While dipnetters swarm the Kenai Peninsula’s beaches to wrestle fish out of the surf, anglers take to the riverbanks to practice a less athletic but more nuanced type of fishing.
Scott Miller, co-owner of Soldotna’s Trustworthy Hardware and Fishing store, said pulling sockeye from the river requires a “fairly simple set-up” — a sharp yarned hook and a weight “as light as you can be, while still getting on the bottom” — and some less-simple techniques to account for salmon behavior.
One such technique is “the Kenai twitch” — also known as “flossing” because ideally, it will involve the angler pulling a line between a salmon’s teeth. Because salmon do not habitually bite at objects while traveling up river, it takes some extra effort to plant a hook in a sockeye’s mouth. After flipping the hook up-stream and allowing it to drift downstream (hopefully attracting a salmon’s attention on the way), the angler jerks the line before flipping it back upstream.
“Most of the fish, you’re going to feel them down at the end of your drift,” Miller said. “So you come up and set the hook. That’s the Kenai twitch you’re talking about there.”
For an angler with a sharp hook and a good twitch, the two other essentials are location and time.
“You want fast water in front of you,” Miller said. “In fast water they’re going to be right on the bottom and closer to the shore line. When you get in an eddy, or soft water, they’ll spread out, and it’s almost impossible to catch them at that point.”
As for timing, Miller said it has been an especially crucial element in this year’s fishery.
“We expect fishing to be pretty consistent throughout the day, and that hasn’t necessarily been the case,” Miller said. “It seems like we get big peaks and valleys with this push. … You kind of have to be there when it’s coming through.”
Miller said the Cook Inlet’s tide is the most likely indicator of when a pulse of fish may come through.
“You’ve got to time those fish off that tide,” Miller said. “They come in off that high tide, then you’ve got to time them as they go up the river. Hopefully you’re in the right spot at the right time.”
On the banks of the Kenai below the access stairs at Soldotna’s Kenai River Center, fisherman Sam Gotter, of Portland, Oregon, agreed the fish were coming in “pulses.” Gotter said he had been on the bank since early Tuesday morning, when anglers on the bank had suddenly begun getting hits.
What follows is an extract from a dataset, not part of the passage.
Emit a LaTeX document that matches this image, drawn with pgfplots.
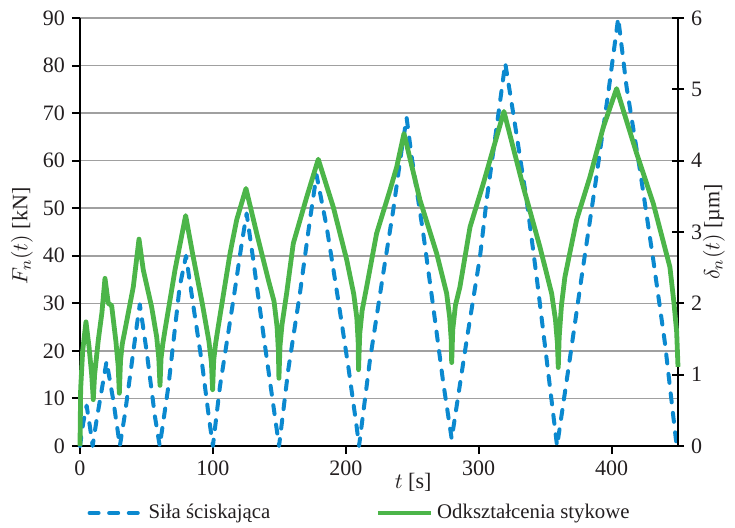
\documentclass[border=0pt]{standalone}
\usepackage{fontspec}
\setmainfont{Liberation Serif}
\usepackage{pgfplots}
\pgfplotsset{compat=1.18}

\definecolor{cblue}{RGB}{11,137,207}
\definecolor{cgreen}{RGB}{76,181,73}
\definecolor{cgrid}{RGB}{160,160,160}
\definecolor{ctext}{RGB}{35,31,32}

\begin{document}
\begin{tikzpicture}
\pgfplotsset{
  every axis/.append style={
    scale only axis, width=299pt, height=214pt,
    xmin=0, xmax=450, clip=false,
    font=\fontsize{11}{13}\selectfont, text=ctext,
    /pgf/number format/assume math mode=true,
    axis line style={black, line width=1.2pt},
    major tick style={black, line width=1pt},
    major tick length=4pt,
  },
  siladash/.style={cblue, line width=2pt, line cap=round, line join=round, dash pattern=on 4.5pt off 5.3pt},
  odksz/.style={cgreen, line width=2.4pt, line join=round},
}
% Siła ściskająca, F_n [kN]
\begin{axis}[
  axis x line*=bottom, axis y line*=left,
  ymin=0, ymax=90, ytick={0,10,...,90},
  xtick={0,100,...,400}, tick align=outside,
  ymajorgrids, grid style={cgrid, line width=0.8pt},
  xlabel={$t$ [s]},
  xlabel style={at={(axis description cs:0.557,-0.084)}, anchor=center},
  ylabel={$F_n(t)$ [kN]},
  ylabel style={at={(axis description cs:-0.097,0.49)}, anchor=center},
]
\addplot[siladash] coordinates {
(0,0) (2.5,5) (5,8.5) (7.5,4) (9.5,0)
(12.5,5.5) (20,17.8) (25,9.7) (30,0)
(33.9,6.9) (42.6,25) (45,29.8) (50,20.2) (56.4,6.2) (60,0)
(66.5,12.5) (75,33.5) (79.8,40) (85,30) (92,17) (97,6) (100,0)
(105.3,12.5) (115.4,30.7) (121.7,42.6) (125.4,48.9) (130.4,39.1) (137.9,23.7) (144.2,11.1) (149.8,0)
(156.7,16) (165.5,32.1) (173,47.5) (178,57) (185.6,46.1) (194.3,30.7) (201.9,16.7) (208.2,4) (210,0)
(218.2,18.1) (228.2,36.3) (235.7,49.6) (242,62.2) (245.8,69) (249.6,60.8) (258.3,44.7) (265.8,29.3) (273.4,13.2) (279.7,1.5)
(291,22.3) (301,39.8) (306,51.7) (313,66) (320,80.5) (326,70) (336.1,51.7) (343.6,35.6) (351.2,18.1) (359,0)
(367.4,16) (377.5,35.6) (387.5,54.5) (397.5,74.2) (405,90) (411.3,75.5) (421.4,58) (431.4,39.1) (440.2,21.6) (449,0)
};
\end{axis}
% Odkształcenia stykowe, delta_n [um]
\begin{axis}[
  axis x line=none, axis y line*=right,
  ymin=0, ymax=6, ytick={0,1,...,6},
  tick align=center, major tick length=6pt,
  ylabel={$\delta_n(t)$ [µm]},
  ylabel style={at={(axis description cs:1.06,0.5)}, anchor=center},
  legend columns=2,
  legend style={draw=none, fill=none, at={(axis description cs:0.012,-0.1565)}, anchor=west,
    font=\fontsize{10.4}{12}\selectfont, inner sep=0pt,
    /tikz/every even column/.append style={column sep=50.5pt}},
  legend image code/.code={\draw[#1] (0pt,0pt) -- (26.5pt,0pt);},
]
\addlegendimage{siladash}
\addlegendentry{Siła ściskająca}
\addplot[odksz] coordinates {
(0,0) (0.5,0.8) (2,1.33) (4.5,1.74) (6.8,1.39) (8.8,1.0) (10,0.65)
(11,1.0) (13.8,1.49) (16.5,1.87) (18.8,2.35) (21.3,2.0) (23.8,1.97) (27,1.47) (28.7,1.13) (29.6,0.74)
(30.5,1.2) (31.8,1.43) (33.9,1.63) (40.1,2.23) (44.4,2.9) (47.6,2.47) (53.9,1.95) (57.7,1.53) (59.3,1.23) (60.2,0.85)
(61,1.23) (62.3,1.43) (64,1.63) (71.5,2.47) (79.5,3.23) (85,2.67) (92,2.0) (97,1.47) (98.9,1.17) (99.8,0.79)
(100.6,1.2) (102,1.43) (104,1.67) (112.9,2.7) (117.9,3.17) (124.9,3.61) (133,2.98) (141.7,2.33) (146,2.03) (148.3,1.67) (149.3,1.33) (149.7,0.95)
(150.5,1.4) (152,1.7) (155.5,2.14) (160.5,2.84) (170.6,3.49) (179.3,4.02) (190.6,3.35) (200.7,2.61) (206,2.13) (208.3,1.8) (209.3,1.47) (209.6,1.07)
(210.5,1.57) (212.3,1.9) (215.7,2.23) (223.2,2.98) (233.3,3.59) (238.3,3.91) (243.8,4.38) (255.8,3.45) (268.4,2.7) (275.9,2.14) (278.2,1.8) (279.3,1.5) (279.7,1.17)
(280.5,1.63) (282.5,1.97) (285.9,2.23) (293.5,3.07) (303.5,3.68) (313.5,4.33) (319,4.69) (333.6,3.63) (346.1,2.79) (354.9,2.14) (357.8,1.77) (359.3,1.43) (359.9,1.1)
(360.6,1.53) (362.3,1.97) (364.9,2.37) (373.7,3.17) (383.7,3.77) (393.8,4.47) (403.8,5.01) (418.9,4.1) (431.4,3.4) (443.9,2.51) (447,2.0) (449,1.6) (450,1.11)
};
\addlegendentry{Odkształcenia stykowe}
\end{axis}
\pgfresetboundingbox
\path (-40pt,-40.5pt) rectangle (327.5pt,223pt);
\end{tikzpicture}
\end{document}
“It started about 5, 5:30,” Gotter said. “A lot of people caught them when the pulses were there. Between, it was just a few. A lot of limits went out. And they were big enough that they were breaking mainlines.”
Upriver from Gotter, standing in the Kenai behind Soldotna’s Kenai River Center, fisherman Art Baker executed the flossing technique with a personal twist: while drifting the hook he holds the mainline by hand, and at the end of the drift pulls in nearly an arm’s length of line for an especially big twitch. He said holding the line helps him feel what’s happening on the other end.
“Some people don’t keep their fingers on the line, but I like to,” Baker said. “It lets me feel whenever they take it. Some people can feel through the end of their rod, but I don’t feel it that way. I feel it at the line.”
Although this year’s escapement has been below level of the 30,000 to 50,000 fish per day, which he said was essential for consistent fishing, Miller said there is still good fishing to be found on the river.
“The fact that we saw big numbers for a couple of days kind of calmed people down,” Miller said. “They’re starting to get out there and fish instead of just worrying about whether or not it’s going to be here.”